# Video on eye sign - need inputs



## sreeshs (Aug 16, 2009)

I found this video in youtube briefly explaining about eye signs in pigeons

http://www.youtube.com/watch?v=ovqhukMrJVk

First, I don't have much knowledge about eye signs and second there is a comment to this video that the illustrator has mixed up the color circles.

Would like comments from PT on the same, its always good to know what is right


----------



## sreeshs (Aug 16, 2009)

bump.. bump...


----------



## ohiogsp (Feb 24, 2006)

Don't waist your time. I think the eyes are cool to look at but the eyesign stuff is bull and "maybe" the only thing I like in my breeders only, is a dark inner circle. The reason I say this is because it seems more than 50 percent of the time good breeders have it. I have not studied 1000's of birds just my observations. Some great breeders don't have it also!!!


----------



## Crazy Pete (Nov 13, 2008)

I have a champion bird the the eyesign expert said couldn't fly home from accross the street.

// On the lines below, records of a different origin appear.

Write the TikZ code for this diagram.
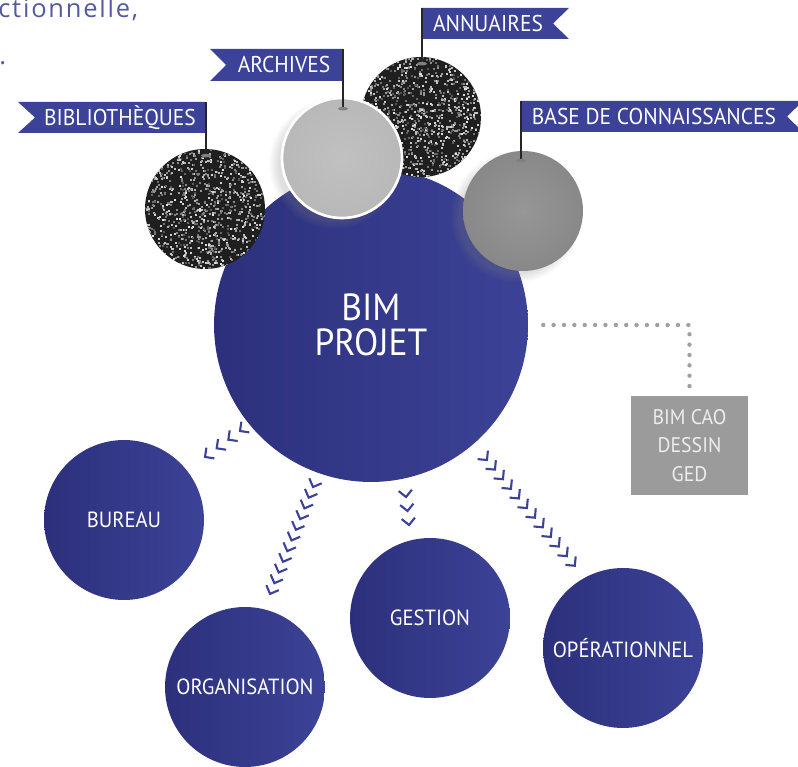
\documentclass[tikz,border=0pt]{standalone}
\usepackage{fontspec}
\setmainfont{PT Sans}[FakeStretch=0.94]
\newfontfamily\pagefont[LetterSpace=7]{Open Sans}
\usetikzlibrary{calc,decorations.markings,shadows}

\definecolor{bimdark}{RGB}{44,48,124}
\definecolor{bimlight}{RGB}{60,66,150}
\definecolor{flagblue}{RGB}{60,66,152}
\definecolor{pageblue}{RGB}{84,89,162}
\definecolor{boxgray}{RGB}{155,155,155}
\definecolor{dotgray}{RGB}{160,160,160}
\definecolor{archgray}{RGB}{184,184,184}
\definecolor{basegray}{RGB}{136,136,136}

\begin{document}
\begin{tikzpicture}[x=0.02cm, y=-0.02cm,
  bigcirc/.style={circle, inner sep=0pt, minimum size=6.28cm, left color=bimdark, right color=bimlight,
    text=white, align=center, font=\fontsize{21.5}{19.8}\selectfont},
  smallcirc/.style={circle, inner sep=0pt, minimum size=3.2cm, left color=bimdark, right color=bimlight,
    text=white, font=\fontsize{12.5}{15}\selectfont},
  darkball/.style={circle, inner sep=0pt, minimum size=2.4cm, fill=black!88, path picture={
      \foreach \i in {1,...,1100}{
        \pgfmathsetmacro\g{30+60*rnd}
        \fill[white!\g!black] ($(path picture bounding box.center)+(rand*62,rand*62)$) rectangle +(2,2);
      }}},
  greyball/.style={circle, inner sep=0pt, minimum size=2.4cm, inner color=#1!88!white, outer color=#1,
    circular drop shadow={shadow xshift=-4pt, shadow yshift=-3pt, opacity=0.25}},
  chev/.style={draw=flagblue, line width=1.2pt},
  chevrow/.style={decorate, decoration={markings,
      mark=between positions 0 and 1 step #1 with {\draw[chev] (-3.8pt,3.8pt) -- (0,0) -- (-3.8pt,-3.8pt);}}},
  dotline/.style={draw=dotgray, line width=2.5pt, line cap=round, dash pattern=on 0pt off 5.9pt},
  infobox/.style={rectangle, fill=boxgray, minimum width=2.34cm, minimum height=1.98cm,
    text=white!93!black, align=center, font=\fontsize{12}{16.2}\selectfont},
  flagtext/.style={text=white, inner sep=0pt, font=\fontsize{13}{14}\selectfont},
  pole/.style={line width=1.7pt, draw=black!85},
  pagetext/.style={text=pageblue, inner sep=0pt, font=\pagefont\fontsize{14.5}{16}\selectfont}]

\useasboundingbox (0,0) rectangle (798,767);
\clip (0,0) rectangle (798,767);

% page text cut off at the top
\node[pagetext, anchor=base west] (line1) at (-2,18) {ctionnelle,};
\node[pagetext, anchor=base west] (line2) at (-1,65) {.};

% circles
\node[bigcirc] (bim) at (371,325) {BIM\\PROJET};
\node[smallcirc] (bureau) at (124,520) {BUREAU};
\node[smallcirc] (organisation) at (245,687) {ORGANISATION};
\node[smallcirc] (gestion) at (430,618) {GESTION};
\node[smallcirc] (operationnel) at (623,648) {OPÉRATIONNEL};

% chevron rows
\coordinate (c1a) at (240,431); \coordinate (c1b) at (205,457);
\coordinate (c2a) at (313,487); \coordinate (c2b) at (270,594);
\coordinate (c3a) at (406,497); \coordinate (c3b) at (409,525);
\coordinate (c4a) at (487,460); \coordinate (c4b) at (575,566);
\path[chevrow=0.3333] (c1a) -- (c1b);
\path[chevrow=0.0999] (c2a) -- (c2b);
\path[chevrow=0.4999] (c3a) -- (c3b);
\path[chevrow=0.0909] (c4a) -- (c4b);

% side box
\node[infobox] (cao) at (689.5,445.5) {BIM CAO\\DESSIN\\GED};
\draw[dotline, shorten <=8.5pt, shorten >=4.5pt] (bim.east) -| (cao.north);

% spheres
\pgfmathsetseed{42}
\node[darkball] (bib) at (205,209) {};
\node[darkball] (annu) at (421,117) {};
\node[greyball=basegray] (base) at (523,211) {};
\node[greyball=archgray, draw=white, line width=1.5pt] (arch) at (342,158) {};

% flags
\coordinate (pbib) at (206,102);
\fill[flagblue] (pbib) -- ++(0,31) -- ++(-188,0) -- ++(17,-15.5) -- ++(-17,-15.5) -- cycle;
\draw[pole] (pbib) -- ($(bib.north)+(1,7)$);
\fill[gray] ($(bib.north)+(1,7)$) ellipse (5 and 1.8);
\node[flagtext] (fbib) at (120,117.5) {BIBLIOTHÈQUES};

\coordinate (parch) at (343,49);
\fill[flagblue] (parch) -- ++(0,32) -- ++(-133,0) -- ++(16,-16) -- ++(-16,-16) -- cycle;
\draw[pole] (parch) -- ($(arch.north)+(1,12)$);
\fill[gray] ($(arch.north)+(1,12)$) ellipse (5 and 1.8);
\node[flagtext] (farch) at (284,65) {ARCHIVES};

\coordinate (pannu) at (422,8);
\fill[flagblue] (pannu) -- ++(147,0) -- ++(-16,15.5) -- ++(16,15.5) -- ++(-147,0) -- cycle;
\draw[pole] (pannu) -- ($(annu.north)+(1,7)$);
\fill[gray] ($(annu.north)+(1,7)$) ellipse (5 and 1.8);
\node[flagtext] (fannu) at (488,23.5) {ANNUAIRES};

\coordinate (pbase) at (521,101);
\fill[flagblue] (pbase) -- ++(282,0) -- ++(-16,15.5) -- ++(16,15.5) -- ++(-282,0) -- cycle;
\draw[pole] (pbase) -- ($(base.north)+(-2,10)$);
\fill[gray] ($(base.north)+(-2,10)$) ellipse (5 and 1.8);
\node[flagtext] (fbase) at (654,116.5) {BASE DE CONNAISSANCES};
\end{tikzpicture}
\end{document}
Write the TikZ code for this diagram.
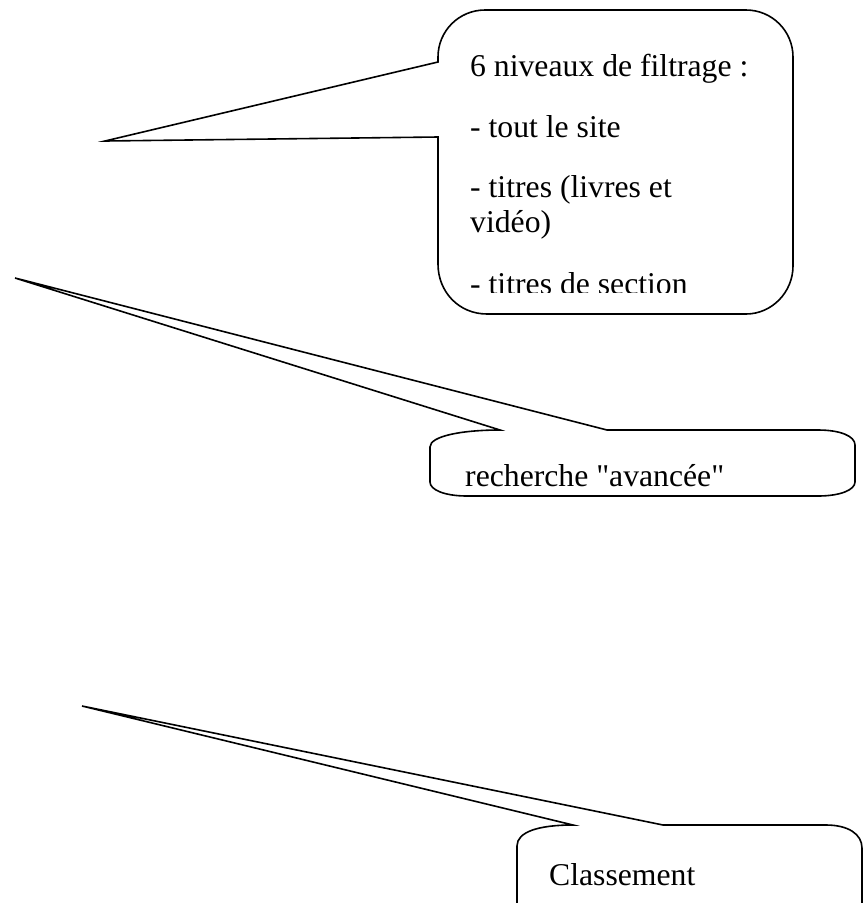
\documentclass[tikz,border=0pt]{standalone}
\usepackage{fontspec}
\setmainfont{Liberation Serif}[Ligatures=TeXOff]
\begin{document}
\begin{tikzpicture}[x=1pt,y=-1pt,
  callout/.style={draw=black,line width=1.6pt,line join=miter,fill=white},
  txt/.style={anchor=base west,inner sep=0pt,font=\fontsize{31.7}{35}\selectfont}]
\useasboundingbox (0,0) rectangle (864,903);
\clip (0,0) rectangle (864,903);

% callout 1
\coordinate (tip1) at (105,141);
\path[callout] (438,137) -- (438,264) .. controls (438,292) and (459,314) .. (487,314)
  -- (746,314) .. controls (772,314) and (793,292) .. (793,266)
  -- (793,57) .. controls (793,31) and (772,10) .. (746,10)
  -- (485,10) .. controls (459,10) and (438,31) .. (438,57)
  -- (438,62) -- (tip1) -- cycle;
\begin{scope}
\clip (440,12) rectangle (791,292);
\node[txt] (l1) at (470,76) {6 niveaux de filtrage :};
\node[txt] (l2) at (470,137) {- tout le site};
\node[txt] (l3) at (470,197) {- titres (livres et};
\node[txt] (l4) at (470,232) {vidéo)};
\node[txt] (l5) at (470,294) {- titres de section};
\end{scope}

% callout 2
\coordinate (tip2) at (15,278);
\path[callout] (607,430) -- (818,430) .. controls (840,430) and (855,436) .. (855,445)
  -- (855,482) .. controls (855,490) and (840,496) .. (818,496)
  -- (467,496) .. controls (445,496) and (430,490) .. (430,482)
  -- (430,447) .. controls (430,436) and (462,430) .. (500,430)
  -- (tip2) -- cycle;
\node[txt] (r1) at (465,486) {recherche "avancée"};

% callout 3
\coordinate (tip3) at (82,706);
\path[callout] (663,825) -- (826,825) .. controls (848,825) and (862,834) .. (862,848)
  -- (862,940) -- (517,940)
  -- (517,846) .. controls (517,832) and (538,825) .. (573,825)
  -- (tip3) -- cycle;
\node[txt] (c1) at (549,885) {Classement};
\end{tikzpicture}
\end{document}
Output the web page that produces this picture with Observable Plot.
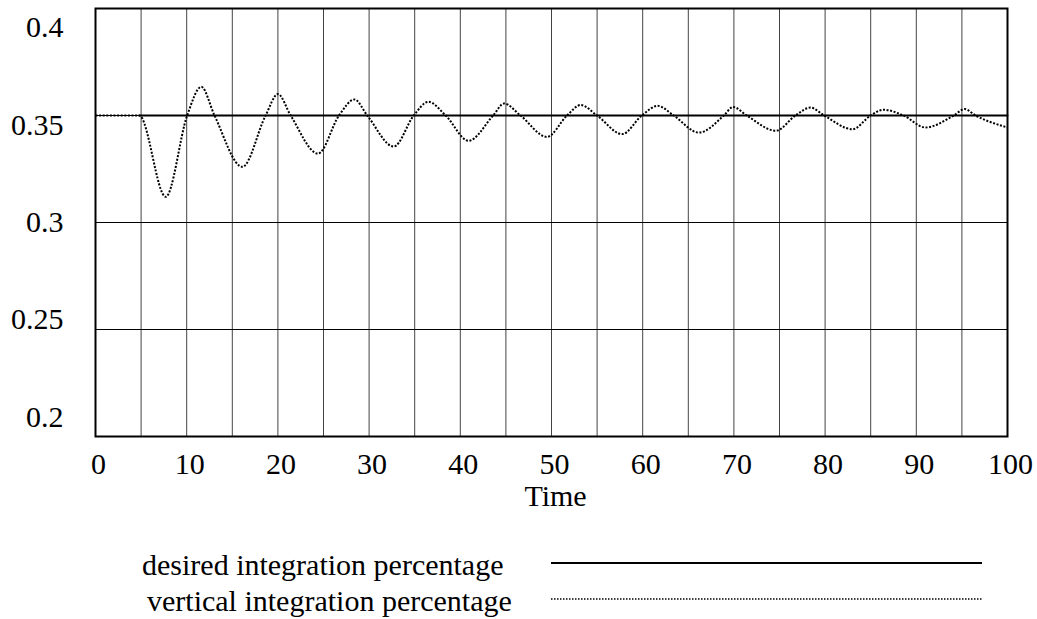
<!DOCTYPE html>
<html>
<head>
<meta charset="utf-8">
<script src="https://cdn.jsdelivr.net/npm/d3@7"></script>
<script src="https://cdn.jsdelivr.net/npm/@observablehq/plot@0.6"></script>
<style>
  html, body { margin: 0; padding: 0; background: #fff; }
  #chart svg { display: block; }
  #legend { display: block; }
</style>
</head>
<body>
<div id="chart"></div>
<script>
// ---- data ----
const time = [0, 4.8, 7.7, 10.05, 11.6, 13.05, 16.1, 18.65, 20.0, 21.4, 24.4, 26.7, 28.4, 29.8,
  32.7, 34.9, 36.5, 38.4, 40.9, 43.6, 44.8, 46.6, 49.5, 51.7, 53.2, 55.0, 57.75, 59.9, 61.65,
  63.4, 66.15, 68.9, 69.9, 71.4, 74.6, 76.75, 78.4, 79.9, 83.0, 85.0, 86.4, 88.6, 91.0, 94.1,
  95.3, 96.5, 100];
const verticalIntegration = [0.35, 0.35, 0.312, 0.35, 0.3634, 0.35, 0.326, 0.35, 0.360, 0.35,
  0.3322, 0.35, 0.3575, 0.35, 0.3355, 0.35, 0.3564, 0.35, 0.3382, 0.35, 0.3556, 0.35, 0.340,
  0.35, 0.3549, 0.35, 0.3413, 0.35, 0.3545, 0.35, 0.342, 0.35, 0.354, 0.35, 0.3429, 0.35,
  0.3537, 0.35, 0.3436, 0.35, 0.3527, 0.35, 0.3444, 0.35, 0.353, 0.35, 0.3444];
const desiredTime = [4.8, 100];
const desiredIntegration = [0.35, 0.35];
const xTickLabels = [0, 10, 20, 30, 40, 50, 60, 70, 80, 90, 100];
const yTickLabels = [0.2, 0.25, 0.3, 0.35, 0.4];
const xGrid = [5, 10, 15, 20, 25, 30, 35, 40, 45, 50, 55, 60, 65, 70, 75, 80, 85, 90, 95];
const yGrid = [0.25, 0.3, 0.35];
const seriesNames = ["desired integration percentage", "vertical integration percentage"];

const vertical = time.map((t, i) => ({t, v: verticalIntegration[i]}));
const desired = desiredTime.map((t, i) => ({t, v: desiredIntegration[i]}));

const font = "'Liberation Serif', 'Times New Roman', serif";

const chart = Plot.plot({
  width: 1037,
  height: 525,
  marginLeft: 95,
  marginRight: 30,
  marginTop: 8,
  marginBottom: 89,
  style: {fontFamily: font, background: "#fff", color: "#000"},
  x: {domain: [0, 100], axis: null},
  y: {domain: [0.2, 0.4], axis: null},
  marks: [
    Plot.ruleX(xGrid, {stroke: "#444", strokeWidth: 1}),
    Plot.ruleY(yGrid, {stroke: "#000", strokeWidth: 1}),
    Plot.line(desired, {x: "t", y: "v", stroke: "#000", strokeWidth: 2}),
    Plot.line(vertical, {x: "t", y: "v", curve: "monotone-x", stroke: "#000",
      strokeWidth: 2, strokeDasharray: "2,1.6", strokeLinecap: "butt"}),
    Plot.frame({stroke: "#000", strokeWidth: 2}),
    Plot.text(xTickLabels, {x: d => d, text: d => String(d), frameAnchor: "bottom",
      lineAnchor: "top", dy: 16, dx: 3, fontSize: 30, fill: "#000"}),
    Plot.text(["Time"], {frameAnchor: "bottom", lineAnchor: "top", dy: 48, dx: 4,
      fontSize: 30, fill: "#000"}),
    Plot.text(yTickLabels, {y: d => 0.3 + (d - 0.3) * 0.91, text: d => String(d),
      frameAnchor: "left", textAnchor: "end", dx: -32, fontSize: 30, fill: "#000"})
  ]
});
document.getElementById("chart").appendChild(chart);

// ---- legend below the plot ----
const legend = d3.select("body").append("svg")
  .attr("id", "legend")
  .attr("width", 1037)
  .attr("height", 94)
  .style("font-family", font);
const styles = [
  {dash: null, width: 2},
  {dash: "1.5,1.5", width: 1.5}
];
seriesNames.forEach((name, i) => {
  const yLine = 38 + i * 36;
  legend.append("text")
    .attr("x", 142 + i * 5)
    .attr("y", yLine + 12)
    .attr("font-size", 30)
    .attr("fill", "#000")
    .text(name);
  legend.append("line")
    .attr("x1", 551).attr("x2", 982)
    .attr("y1", yLine).attr("y2", yLine)
    .attr("stroke", "#000")
    .attr("stroke-width", styles[i].width)
    .attr("stroke-dasharray", styles[i].dash);
});
</script>
</body>
</html>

I think its a load of crap, and this guy is an idiot. jmo All they really need is 2 eyes.
Dave


----------



## sreeshs (Aug 16, 2009)

Crazy Pete said:


> I have a champion bird the the eyesign expert said couldn't fly home from accross the street. I think its a load of crap, and this guy is an idiot. jmo All they really need is 2 eyes.
> Dave


ha ha ha


----------



## Flapdoodle (Nov 8, 2009)

I have had it happen where I have asked and a flyer what he thought about eye sign... before he answered he asked what I thought. When no one is around he will pull out a loupe and gives the eye a look. I have had guys tell me that it is all BS except this or that part.

Plenty of folks will say it is useful for breeders... I talked to en eyesign guy on the phone in South Africa. Jack Barkel he sent me a book and DVD I have not looked at yet. Really nice guy.

If you are interested in eyesign, look at the Alberta Classic site. Under the eye sign section, very bottom it lists eye sign according to so and so. If you click one of the names, it will bring up a page where you can click on a name and it highlights the part of the eye. Gives definitions to each of the circles (according to that person). 

I don't see any logical reason for pairing up pink eyes and yellow eyes, or why a bird with a thick iris will make a good racer and breeder... or other such claims.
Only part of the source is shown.